[Entries with chart source code]
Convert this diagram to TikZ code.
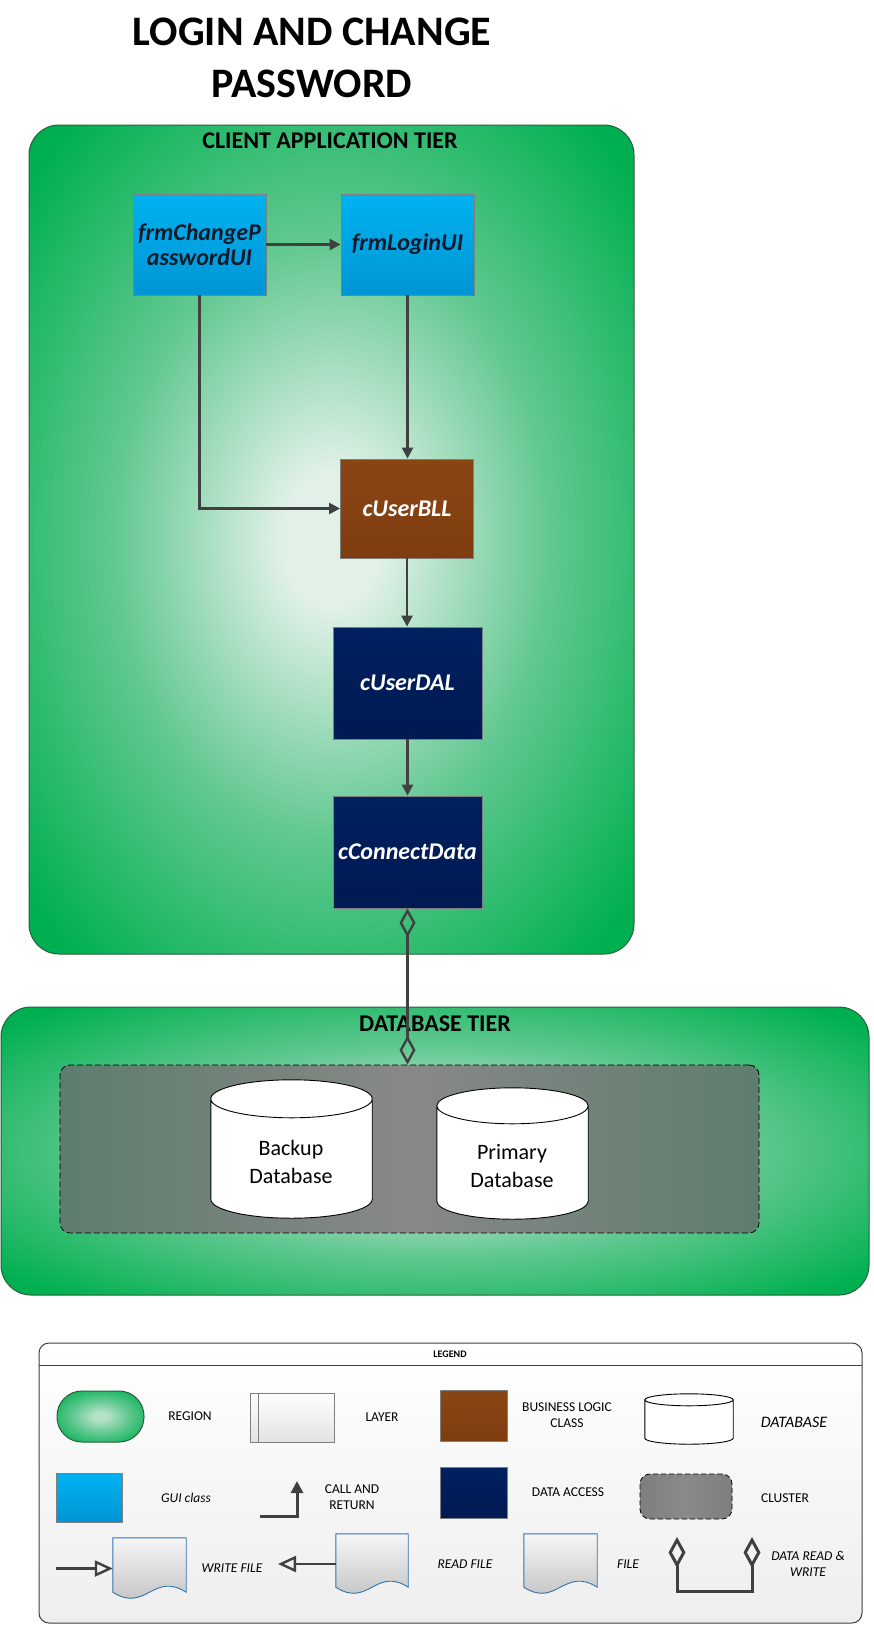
\documentclass[tikz,border=0pt]{standalone}
\usepackage{fontspec}
\setmainfont{Carlito}
\usetikzlibrary{arrows.meta,calc}
\definecolor{rgreen}{HTML}{00B050}
\definecolor{rmid}{HTML}{62C891}
\definecolor{rpale}{HTML}{E2F1E8}
\definecolor{regedge}{HTML}{2A5E3C}
\definecolor{guitop}{HTML}{00B2F0}
\definecolor{guibot}{HTML}{0095D4}
\definecolor{guitext}{HTML}{0E1A2C}
\definecolor{bllc}{HTML}{8B4513}
\definecolor{bllbot}{HTML}{7E3D10}
\definecolor{navy}{HTML}{002060}
\definecolor{navybot}{HTML}{001A52}
\definecolor{boxedge}{HTML}{7F7F7F}
\definecolor{conn}{HTML}{404040}
\definecolor{clgreen}{HTML}{5E7D6C}
\definecolor{clgray}{HTML}{888888}
\definecolor{filetop}{HTML}{F6F6F6}
\definecolor{filebot}{HTML}{BCBCBC}
\definecolor{fileline}{HTML}{2E75B6}
\definecolor{legbot}{HTML}{EEEEEE}
\definecolor{laybot}{HTML}{E2E2E2}
\definecolor{lclside}{HTML}{7E7E7E}
\definecolor{lclmid}{HTML}{8A8A8A}
\definecolor{lglowc}{HTML}{B4E2C6}
\pgfdeclareradialshading{glow}{\pgfpointorigin}{color(0bp)=(rpale); color(4bp)=(rpale); color(18bp)=(rmid); color(33bp)=(rgreen); color(50bp)=(rgreen)}
\pgfdeclareradialshading{glowsmall}{\pgfpointorigin}{color(0bp)=(lglowc); color(4bp)=(lglowc); color(16bp)=(rmid); color(32bp)=(rgreen); color(50bp)=(rgreen)}
\newcommand\cylshape[2]{%
  \path let \p1=(#1.north west), \p2=(#1.south east), \n1={(\x2-\x1)/2} in
    [cylstyle] (\x1,{\y1-#2pt}) -- (\x1,{\y2+#2pt})
    arc[start angle=180,end angle=360,x radius=\n1,y radius=#2pt]
    -- (\x2,{\y1-#2pt})
    arc[start angle=0,end angle=180,x radius=\n1,y radius=#2pt] -- cycle
    ({(\x1+\x2)/2},{\y1-#2pt}) ellipse[x radius=\n1,y radius=#2pt];}
\newcommand\docshape[1]{%
  \path let \p1=(#1.north west), \p2=(#1.south east), \n1={\x2-\x1} in
    [filestyle] (\x1,\y1) -- (\x2,\y1) -- (\x2,{\y2+7pt})
    .. controls ({\x1+0.55*\n1},{\y2+28pt}) and ({\x1+0.45*\n1},{\y2-14pt}) .. (\x1,{\y2+7pt}) -- cycle;}
\begin{document}
\begin{tikzpicture}[x=1pt,y=-1pt,
  region/.style={draw=regedge, line width=1pt, shade, shading=glow},
  tier/.style={font=\fontsize{24}{27}\selectfont\bfseries},
  cls/.style={draw=boxedge, line width=0.8pt, inner sep=2pt, align=center,
    font=\fontsize{24}{25}\selectfont\bfseries\itshape},
  gui/.style={cls, top color=guitop, bottom color=guibot, text=guitext,
    minimum width=133pt, minimum height=101pt},
  bllbox/.style={cls, top color=bllc, bottom color=bllbot, text=white,
    minimum width=133pt, minimum height=99pt},
  dalbox/.style={cls, top color=navy, bottom color=navybot, text=white,
    minimum width=149pt, minimum height=112pt},
  link/.style={draw=conn, line width=2.4pt, -{Triangle[length=11pt,width=11pt]}},
  dataline/.style={draw=conn, line width=2.4pt,
    {Diamond[open,length=29pt,width=16pt]}-{Diamond[open,length=29pt,width=16pt]}},
  cluster/.style={draw=black, line width=0.8pt, dash pattern=on 6pt off 3pt,
    rounded corners=10pt, left color=clgreen, right color=clgreen, middle color=clgray},
  cylstyle/.style={draw=black, line width=0.9pt, fill=white},
  dbtext/.style={align=center, font=\fontsize{22}{28}\selectfont},
  filestyle/.style={draw=fileline, line width=0.9pt, top color=filetop, bottom color=filebot},
  ltext/.style={align=center, font=\fontsize{13.5}{16}\selectfont},
  litext/.style={align=center, font=\fontsize{13.5}{16}\selectfont\itshape},
  openarrow/.style={draw=conn, line width=2.4pt, -{Triangle[open,length=18pt,width=16pt]}},
]
\useasboundingbox (0,0) rectangle (873,1628);

% title
\node[align=center, font=\fontsize{42}{52}\selectfont\bfseries] (title) at (312,58)
  {LOGIN AND CHANGE\\PASSWORD};

% client application tier
\node[region, rounded corners=30pt, minimum width=605pt, minimum height=829pt] (client) at (331.5,539.5) {};
\node[tier] (clientlbl) at (330,141) {CLIENT APPLICATION TIER};

% database tier
\node[region, rounded corners=30pt, minimum width=868pt, minimum height=288pt] (dbtier) at (435,1151) {};
\node[tier] (dblbl) at (435,1024) {DATABASE TIER};
\node[cluster, minimum width=699pt, minimum height=168pt] (clus) at (409.5,1149) {};

% databases
\node[minimum width=161pt, minimum height=138pt, inner sep=0pt] (bdbbox) at (291.5,1149) {};
\cylshape{bdbbox}{19}
\node[dbtext] (bdb) at (291,1162) {Backup\\Database};
\node[minimum width=151pt, minimum height=131pt, inner sep=0pt] (pdbbox) at (512.5,1153.5) {};
\cylshape{pdbbox}{18}
\node[dbtext] (pdb) at (512,1166) {Primary\\Database};

% classes
\node[gui] (chg) at (199.5,244.5) {frmChangeP\\asswordUI};
\node[gui] (login) at (407.5,244.5) {frmLoginUI};
\node[bllbox] (bll) at (407,508.5) {cUserBLL};
\node[dalbox] (dal) at (407.5,683) {cUserDAL};
\node[dalbox] (conn) at (407.5,852) {cConnectData};

% connectors
\draw[link] (chg.east) -- (login.west);
\draw[link] (chg.south) |- (bll.west);
\draw[link] (login.south) -- (login.south |- bll.north);
\draw[link] (bll.south) -- (bll.south |- dal.north);
\draw[link] (dal.south) -- (conn.north);
\draw[dataline] (conn.south) -- (conn.south |- clus.north);

% legend
\node[draw=conn, line width=1pt, rounded corners=10pt, top color=white, bottom color=legbot,
  minimum width=823pt, minimum height=280pt] (legend) at (450.5,1483) {};
\coordinate (lgl) at (39,1365);
\coordinate (lgr) at (862,1365);
\draw[conn, line width=0.8pt] (lgl) -- (lgr);
\node[font=\fontsize{10}{12}\selectfont\bfseries] (legendlbl) at (450,1354) {LEGEND};

% row 1
\node[draw=regedge, line width=1pt, shade, shading=glowsmall, rounded corners=25pt,
  minimum width=87pt, minimum height=51pt] (lreg) at (100.5,1416.5) {};
\node[ltext] (lregt) at (190,1416) {REGION};
\node[draw=boxedge, line width=0.8pt, top color=white, bottom color=laybot,
  minimum width=84pt, minimum height=49pt] (llay) at (292,1417.5) {};
\draw[boxedge, line width=0.8pt] ([xshift=9pt]llay.north west) -- ([xshift=9pt]llay.south west);
\node[ltext] (llayt) at (382,1417) {LAYER};
\node[draw=boxedge, line width=0.8pt, top color=bllc, bottom color=bllbot,
  minimum width=67pt, minimum height=51pt] (lbll) at (473.5,1415.5) {};
\node[ltext] (lbllt) at (567,1415) {BUSINESS LOGIC\\CLASS};
\node[minimum width=88pt, minimum height=50pt, inner sep=0pt] (ldb) at (689,1419) {};
\cylshape{ldb}{6}
\node[font=\fontsize{16}{19}\selectfont\itshape] (ldbt) at (794,1422) {DATABASE};

% row 2
\node[draw=boxedge, line width=0.8pt, top color=guitop, bottom color=guibot,
  minimum width=66pt, minimum height=49pt] (lgui) at (89,1497.5) {};
\node[litext] (lguit) at (186,1498) {GUI class};
\coordinate (cr1) at (260,1516);
\coordinate (cr2) at (297,1481);
\draw[draw=conn, line width=3pt, -{Triangle[length=12pt,width=12pt]}] (cr1) -| (cr2);
\node[ltext] (lcrt) at (352,1497) {CALL AND\\RETURN};
\node[draw=boxedge, line width=0.8pt, top color=navy, bottom color=navybot,
  minimum width=67pt, minimum height=51pt] (ldal) at (473.5,1492.5) {};
\node[ltext] (ldalt) at (568,1492) {DATA ACCESS};
\node[draw=black, line width=0.8pt, dash pattern=on 5pt off 3pt, rounded corners=10pt,
  left color=lclside, right color=lclside, middle color=lclmid,
  minimum width=92pt, minimum height=45pt] (lclu) at (686,1496.5) {};
\node[ltext] (lclut) at (785,1498) {CLUSTER};

% row 3
\node[minimum width=73pt, minimum height=61pt, inner sep=0pt] (wfile) at (149.5,1568.5) {};
\docshape{wfile}
\coordinate (wf0) at (56,1568.5);
\draw[openarrow] (wf0) -- (wfile.west);
\node[litext] (wft) at (232,1568) {WRITE FILE};
\node[minimum width=72pt, minimum height=60pt, inner sep=0pt] (rfile) at (372,1564) {};
\docshape{rfile}
\coordinate (rf1) at (278,1564);
\draw[openarrow] (rfile.west) -- (rf1);
\node[litext] (rft) at (465,1564) {READ FILE};
\node[minimum width=73pt, minimum height=60pt, inner sep=0pt] (ffile) at (560.5,1564) {};
\docshape{ffile}
\node[litext] (fft) at (628,1564) {FILE};
\coordinate (drw1) at (677,1537);
\coordinate (drwb) at (715,1591);
\coordinate (drw2) at (752,1537);
\draw[draw=conn, line width=3pt,
  {Diamond[open,length=31pt,width=17pt]}-{Diamond[open,length=31pt,width=17pt]}]
  (drw1) |- (drwb) -| (drw2);
\node[litext] (drwt) at (808,1564) {DATA READ \&\\WRITE};
\end{tikzpicture}
\end{document}
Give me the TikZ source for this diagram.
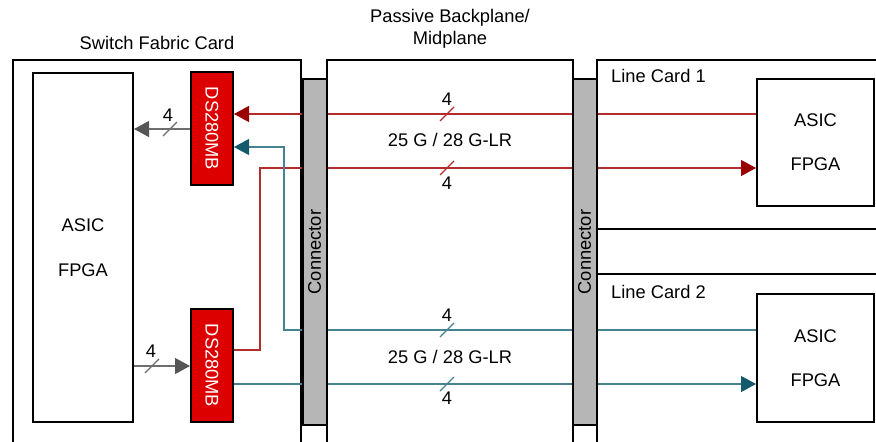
\documentclass[tikz,border=0pt]{standalone}
\usepackage{fontspec}
\setmainfont{Liberation Sans}
\usetikzlibrary{arrows.meta}

\definecolor{dsred}{RGB}{221,0,0}
\definecolor{sigred}{RGB}{180,45,45}
\definecolor{tipred}{RGB}{153,0,0}
\definecolor{sigteal}{RGB}{70,130,145}
\definecolor{tipteal}{RGB}{19,90,108}
\definecolor{siggrey}{RGB}{110,110,110}
\definecolor{tipgrey}{RGB}{85,85,85}
\definecolor{connfill}{RGB}{182,182,182}

\begin{document}
\begin{tikzpicture}[x=1pt,y=-1pt,
  every node/.style={font=\fontsize{18.3}{22}\selectfont, inner sep=0pt},
  card/.style={line width=2pt},
  chip/.style={draw, line width=2pt, align=center},
  dsbox/.style={chip, fill=dsred, text=white, minimum width=42pt, minimum height=113pt},
  conn/.style={draw, line width=2pt, fill=connfill, minimum width=24pt, minimum height=346pt},
  sigR/.style={line width=1.2pt, draw=sigred},
  sigT/.style={line width=1.2pt, draw=sigteal},
  sigG/.style={line width=1.2pt, draw=siggrey},
  sigtip/.style={-{Triangle[length=15pt,width=16pt,color=#1]}}]
  \useasboundingbox (0,0) rectangle (876,442);
  \clip (0,0) rectangle (876,442);

  % card outlines
  \draw[card] (13,450) -- (13,60) -- (301,60) -- (301,450);
  \draw[card] (327,450) -- (327,60) -- (573,60) -- (573,450);
  \draw[card] (880,60) -- (597,60) -- (597,450);
  \draw[card] (597,228.5) -- (880,228.5) (597,274) -- (880,274);

  \node (sfclabel) at (157,43) {Switch Fabric Card};
  \node[align=center] (bplabel) at (450,29) {Passive Backplane/\\Midplane};
  \node[anchor=west] (lc1label) at (611,76) {Line Card 1};
  \node[anchor=west] (lc2label) at (611,292) {Line Card 2};

  \node[chip, minimum width=100pt, minimum height=349pt] (sfasic) at (83,247.5) {ASIC\\[23pt]FPGA};
  \node[dsbox] (dstop) at (212,128.5) {\rotatebox{-90}{DS280MB}};
  \node[dsbox] (dsbot) at (212,365.5) {\rotatebox{-90}{DS280MB}};
  \node[chip, minimum width=117pt, minimum height=127pt] (lc1asic) at (815.5,142.5) {ASIC\\[22pt]FPGA};
  \node[chip, minimum width=117pt, minimum height=128pt] (lc2asic) at (815.5,358) {ASIC\\[22pt]FPGA};

  \coordinate (redA) at (0,114);
  \coordinate (redB) at (260,168);
  \coordinate (tealA) at (284,147);
  \coordinate (tealB) at (0,384);
  \coordinate (greyA) at (0,129);
  \coordinate (greyB) at (0,366);

  \draw[sigR, sigtip=tipred] (lc1asic.west |- redA) -- (dstop.east |- redA);
  \draw[sigR, sigtip=tipred] (dsbot.east |- 0,350) -| (redB) -- (lc1asic.west |- redB);
  \draw[sigT, sigtip=tipteal] (lc2asic.west |- 0,330) -| (tealA) -- (dstop.east |- tealA);
  \draw[sigT, sigtip=tipteal] (dsbot.east |- tealB) -- (lc2asic.west |- tealB);
  \draw[sigG, sigtip=tipgrey] (dstop.west |- greyA) -- (sfasic.east |- greyA);
  \draw[sigG, sigtip=tipgrey] (sfasic.east |- greyB) -- (dsbot.west |- greyB);

  % bus width marks
  \foreach \bx/\by/\bc in {447/114/sigred, 447/168/sigred, 447/330/sigteal, 447/384/sigteal, 170/129/siggrey, 152/366/siggrey}
    \draw[line width=1.2pt, \bc] (\bx,\by) ++(-7,7) -- ++(14,-14);
  \node (wA) at (447,99) {4};
  \node (wB) at (447,183) {4};
  \node (wC) at (447,315) {4};
  \node (wD) at (447,398) {4};
  \node (wE) at (168,115) {4};
  \node (wF) at (151,351) {4};
  \node (rate1) at (450,140) {25 G / 28 G-LR};
  \node (rate2) at (450,357) {25 G / 28 G-LR};

  \node[conn] (connL) at (314.5,252) {\rotatebox{90}{Connector}};
  \node[conn] (connR) at (584.5,252) {\rotatebox{90}{Connector}};
\end{tikzpicture}
\end{document}
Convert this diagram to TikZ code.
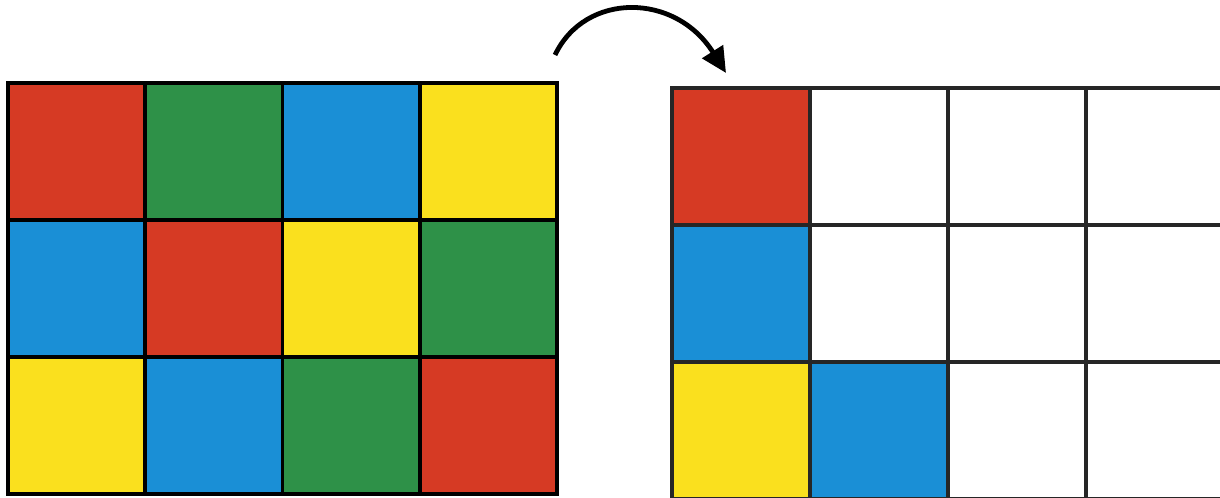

What to produce » Using the entries above, write out exactly the lines from the one with "Give me the TikZ source for this diagram." through the one with "(lc2label) at (611,292)", ends included. Leave out any pictures.

Exercise output »
Give me the TikZ source for this diagram.
\documentclass[tikz,border=0pt]{standalone}
\usepackage{fontspec}
\setmainfont{Liberation Sans}
\usetikzlibrary{arrows.meta}

\definecolor{dsred}{RGB}{221,0,0}
\definecolor{sigred}{RGB}{180,45,45}
\definecolor{tipred}{RGB}{153,0,0}
\definecolor{sigteal}{RGB}{70,130,145}
\definecolor{tipteal}{RGB}{19,90,108}
\definecolor{siggrey}{RGB}{110,110,110}
\definecolor{tipgrey}{RGB}{85,85,85}
\definecolor{connfill}{RGB}{182,182,182}

\begin{document}
\begin{tikzpicture}[x=1pt,y=-1pt,
  every node/.style={font=\fontsize{18.3}{22}\selectfont, inner sep=0pt},
  card/.style={line width=2pt},
  chip/.style={draw, line width=2pt, align=center},
  dsbox/.style={chip, fill=dsred, text=white, minimum width=42pt, minimum height=113pt},
  conn/.style={draw, line width=2pt, fill=connfill, minimum width=24pt, minimum height=346pt},
  sigR/.style={line width=1.2pt, draw=sigred},
  sigT/.style={line width=1.2pt, draw=sigteal},
  sigG/.style={line width=1.2pt, draw=siggrey},
  sigtip/.style={-{Triangle[length=15pt,width=16pt,color=#1]}}]
  \useasboundingbox (0,0) rectangle (876,442);
  \clip (0,0) rectangle (876,442);

  % card outlines
  \draw[card] (13,450) -- (13,60) -- (301,60) -- (301,450);
  \draw[card] (327,450) -- (327,60) -- (573,60) -- (573,450);
  \draw[card] (880,60) -- (597,60) -- (597,450);
  \draw[card] (597,228.5) -- (880,228.5) (597,274) -- (880,274);

  \node (sfclabel) at (157,43) {Switch Fabric Card};
  \node[align=center] (bplabel) at (450,29) {Passive Backplane/\\Midplane};
  \node[anchor=west] (lc1label) at (611,76) {Line Card 1};
  \node[anchor=west] (lc2label) at (611,292) {Line Card 2};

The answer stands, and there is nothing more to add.